On aurait pu craindre que le gouvernement Charest accouche d'une souris. Ce n'est heureusement pas arrivé. Le budget déposé hier par le ministre des Finances, Raymond Bachand, est un budget très austère, mais aussi audacieux, qui propose des virages majeurs et qui est probablement allé le plus loin qu'il était politiquement possible de le faire.

On peut voir à quel point ce budget est courageux quand on le compare à ceux du gouvernement fédéral ou du gouvernement ontarien. Le Québec élimine son déficit plus rapidement qu'ailleurs, et son plan pour y parvenir est autrement plus crédible. Et surtout, sa réflexion sur les grands enjeux qui nous confrontent tous est beaucoup plus achevée qu'ailleurs.

 

Cette audace s'explique en bonne partie par le fait que la situation du Québec est pire que celle de ses voisins. Son endettement est plus important, ses perspectives économiques moins prometteuses, et il doit se préparer une crise démographique qui ne surviendra pas ailleurs. Tout cela forçait le gouvernement du Québec à frapper fort et vite.

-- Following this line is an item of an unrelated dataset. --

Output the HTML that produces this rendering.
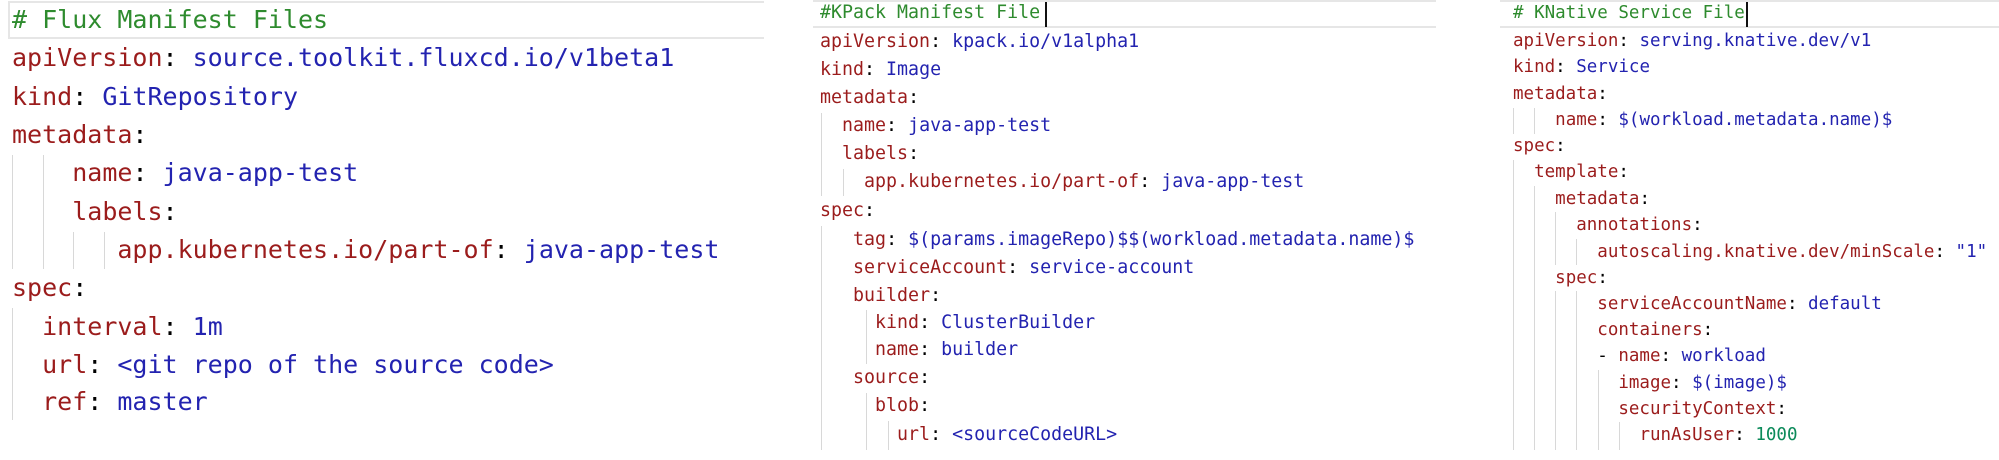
<!DOCTYPE html>
<html><head><meta charset="utf-8"><style>
html,body{margin:0;padding:0;background:#fff;}
body{width:1999px;height:460px;position:relative;overflow:hidden;font-family:"DejaVu Sans Mono","Liberation Mono",monospace;}
.l{position:absolute;white-space:pre;}
.p1 .l{font-size:25px;line-height:38px;left:12px;}
.p2 .l{font-size:18.3px;line-height:28px;left:820px;}
.p3 .l{font-size:17.5px;line-height:26px;left:1513px;}
.k{color:#9b1c1c}.v{color:#2323b0}.c{color:#2e8b2e}.n{color:#0b8a5a}
.g{position:absolute;width:1px;background:#d8d8d8;}
.hb{position:absolute;border-top:2px solid #e6e6e6;border-bottom:2px solid #e6e6e6;}
.cur{position:absolute;width:2px;background:#111;}
</style></head><body>
<!-- header bands -->
<div class="hb" style="left:8px;top:1px;width:754px;height:34px;border-left:2px solid #e6e6e6;"></div>
<div class="hb" style="left:813px;top:0px;width:623px;height:24px;"></div>
<div class="hb" style="left:1500px;top:0px;width:499px;height:24px;"></div>
<div class="cur" style="left:1045px;top:2px;height:25px;"></div>
<div class="cur" style="left:1746px;top:2px;height:25px;"></div>

<div class="p1">
<div class="l" style="top:1px"><span class="c"># Flux Manifest Files</span></div>
<div class="l" style="top:39px"><span class="k">apiVersion</span>: <span class="v">source.toolkit.fluxcd.io/v1beta1</span></div>
<div class="l" style="top:78px"><span class="k">kind</span>: <span class="v">GitRepository</span></div>
<div class="l" style="top:116px"><span class="k">metadata</span>:</div>
<div class="l" style="top:154px">    <span class="k">name</span>: <span class="v">java-app-test</span></div>
<div class="l" style="top:193px">    <span class="k">labels</span>:</div>
<div class="l" style="top:231px">       <span class="k">app.kubernetes.io/part-of</span>: <span class="v">java-app-test</span></div>
<div class="l" style="top:269px"><span class="k">spec</span>:</div>
<div class="l" style="top:308px">  <span class="k">interval</span>: <span class="v">1m</span></div>
<div class="l" style="top:346px">  <span class="k">url</span>: <span class="v">&lt;git repo of the source code&gt;</span></div>
<div class="l" style="top:383px">  <span class="k">ref</span>: <span class="v">master</span></div>
<div class="g" style="left:12px;top:155px;height:114px"></div>
<div class="g" style="left:43px;top:155px;height:114px"></div>
<div class="g" style="left:73px;top:232px;height:37px"></div>
<div class="g" style="left:104px;top:232px;height:37px"></div>
<div class="g" style="left:12px;top:308px;height:112px"></div>
</div>

<div class="p2">
<div class="l" style="top:-1px"><span class="c">#KPack Manifest File</span></div>
<div class="l" style="top:28px"><span class="k">apiVersion</span>: <span class="v">kpack.io/v1alpha1</span></div>
<div class="l" style="top:56px"><span class="k">kind</span>: <span class="v">Image</span></div>
<div class="l" style="top:84px"><span class="k">metadata</span>:</div>
<div class="l" style="top:112px">  <span class="k">name</span>: <span class="v">java-app-test</span></div>
<div class="l" style="top:140px">  <span class="k">labels</span>:</div>
<div class="l" style="top:168px">    <span class="k">app.kubernetes.io/part-of</span>: <span class="v">java-app-test</span></div>
<div class="l" style="top:197px"><span class="k">spec</span>:</div>
<div class="l" style="top:226px">   <span class="k">tag</span>: <span class="v">$(params.imageRepo)$$(workload.metadata.name)$</span></div>
<div class="l" style="top:254px">   <span class="k">serviceAccount</span>: <span class="v">service-account</span></div>
<div class="l" style="top:282px">   <span class="k">builder</span>:</div>
<div class="l" style="top:309px">     <span class="k">kind</span>: <span class="v">ClusterBuilder</span></div>
<div class="l" style="top:336px">     <span class="k">name</span>: <span class="v">builder</span></div>
<div class="l" style="top:364px">   <span class="k">source</span>:</div>
<div class="l" style="top:392px">     <span class="k">blob</span>:</div>
<div class="l" style="top:421px">       <span class="k">url</span>: <span class="v">&lt;sourceCodeURL&gt;</span></div>
<div class="g" style="left:821px;top:113px;height:83px"></div>
<div class="g" style="left:843px;top:169px;height:27px"></div>
<div class="g" style="left:821px;top:226px;height:224px"></div>
<div class="g" style="left:866px;top:310px;height:54px"></div>
<div class="g" style="left:866px;top:393px;height:57px"></div>
<div class="g" style="left:888px;top:421px;height:29px"></div>
</div>

<div class="p3">
<div class="l" style="top:0px"><span class="c"># KNative Service File</span></div>
<div class="l" style="top:28px"><span class="k">apiVersion</span>: <span class="v">serving.knative.dev/v1</span></div>
<div class="l" style="top:54px"><span class="k">kind</span>: <span class="v">Service</span></div>
<div class="l" style="top:81px"><span class="k">metadata</span>:</div>
<div class="l" style="top:107px">    <span class="k">name</span>: <span class="v">$(workload.metadata.name)$</span></div>
<div class="l" style="top:133px"><span class="k">spec</span>:</div>
<div class="l" style="top:159px">  <span class="k">template</span>:</div>
<div class="l" style="top:186px">    <span class="k">metadata</span>:</div>
<div class="l" style="top:212px">      <span class="k">annotations</span>:</div>
<div class="l" style="top:239px">        <span class="k">autoscaling.knative.dev/minScale</span>: <span class="v">"1"</span></div>
<div class="l" style="top:265px">    <span class="k">spec</span>:</div>
<div class="l" style="top:291px">        <span class="k">serviceAccountName</span>: <span class="v">default</span></div>
<div class="l" style="top:317px">        <span class="k">containers</span>:</div>
<div class="l" style="top:343px">        - <span class="k">name</span>: <span class="v">workload</span></div>
<div class="l" style="top:370px">          <span class="k">image</span>: <span class="v">$(image)$</span></div>
<div class="l" style="top:396px">          <span class="k">securityContext</span>:</div>
<div class="l" style="top:422px">            <span class="k">runAsUser</span>: <span class="n">1000</span></div>
<div class="g" style="left:1513px;top:108px;height:26px"></div>
<div class="g" style="left:1534px;top:108px;height:26px"></div>
<div class="g" style="left:1513px;top:160px;height:290px"></div>
<div class="g" style="left:1534px;top:186px;height:264px"></div>
<div class="g" style="left:1555px;top:212px;height:53px"></div>
<div class="g" style="left:1576px;top:239px;height:26px"></div>
<div class="g" style="left:1555px;top:291px;height:159px"></div>
<div class="g" style="left:1576px;top:291px;height:159px"></div>
<div class="g" style="left:1598px;top:370px;height:80px"></div>
<div class="g" style="left:1619px;top:422px;height:28px"></div>
</div>
</body></html>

Le budget de Raymond Bachand est en fait le deuxième volet de l'exercice amorcé l'an dernier par Monique Jérôme-Forget. Celle-ci promettait l'élimination en quatre ans du déficit issu de la récession, essentiellement avec une réduction de la croissance annuelle des dépenses à 3,2% et à une hausse d'un point de la TPS.

Mais il restait beaucoup d'argent à aller chercher. M. Bachand y parvient en freinant encore plus les dépenses, à 2,8% par année. Mais surtout en annonçant des ponctions fiscales, avec trois gros morceaux: un autre point de TVQ (1,5 milliard), une hausse de la taxe sur le carburant (500 millions) et une nouvelle contribution en santé (1,5 milliard).

Comment faire accepter cela? Les compressions additionnelles permettent au gouvernement de montrer que le ménage dans leurs dépenses sera plus important que l'effort exigé des citoyens. La taxe sur la santé, aussi impopulaire puisse-t-elle être, permet de ne pas ralentir la croissance des dépenses de santé, auxquelles tiennent les citoyens. On note aussi, du côté du Conseil du Trésor, un souci de ne pas toucher aux services aux citoyens, avec des mesures de compressions qui visent surtout les frais administratifs, le gel de la masse salariale, la productivité, la gestion des sociétés d'État, la révision des programmes.

L'exercice est-il crédible? Il manque encore plein de détails du côté du contrôle des dépenses. Mais le processus est beaucoup plus avancé qu'à Ottawa. Le budget, austère, évite la dispersion et les cadeaux, avec de rares nouvelles mesures, très ciblées, liées à la lutte à la pauvreté et à la création de richesse. Et surtout, les prévisions économiques sur lesquelles repose le budget sont prudentes.

Au-delà des objectifs immédiats de la lutte au déficit, ce budget annonce un changement important de philosophie. D'abord, une fiscalité qui sollicite les utilisateurs et privilégie les taxes dédiées, comme pour la santé. Ensuite, la remise en cause de plusieurs vaches sacrées: un ambitieux projet de réorganisation du réseau de la santé, l'introduction d'une franchise en santé, le dégel des frais de scolarité universitaires, une hausse d'un cent des tarifs de l'électricité patrimoniale, en 2014, dont les revenus, chose intelligente, seraient affectés à la réduction de la dette.

Ce budget va certainement provoquer de vives réactions. Le gouvernement Charest devra réussir à expliquer qu'on ne peut pas éliminer le déficit et préserver nos services sans contribution des citoyens. Il devra pour cela miser sur l'intelligence des citoyens.

Derrière cet exercice, il y a un grand pari. Et c'est qu'un budget courageux, mais impopulaire sera plus rentable politiquement qu'un budget qui, en voulant éviter de faire des vagues, consacre l'immobilisme.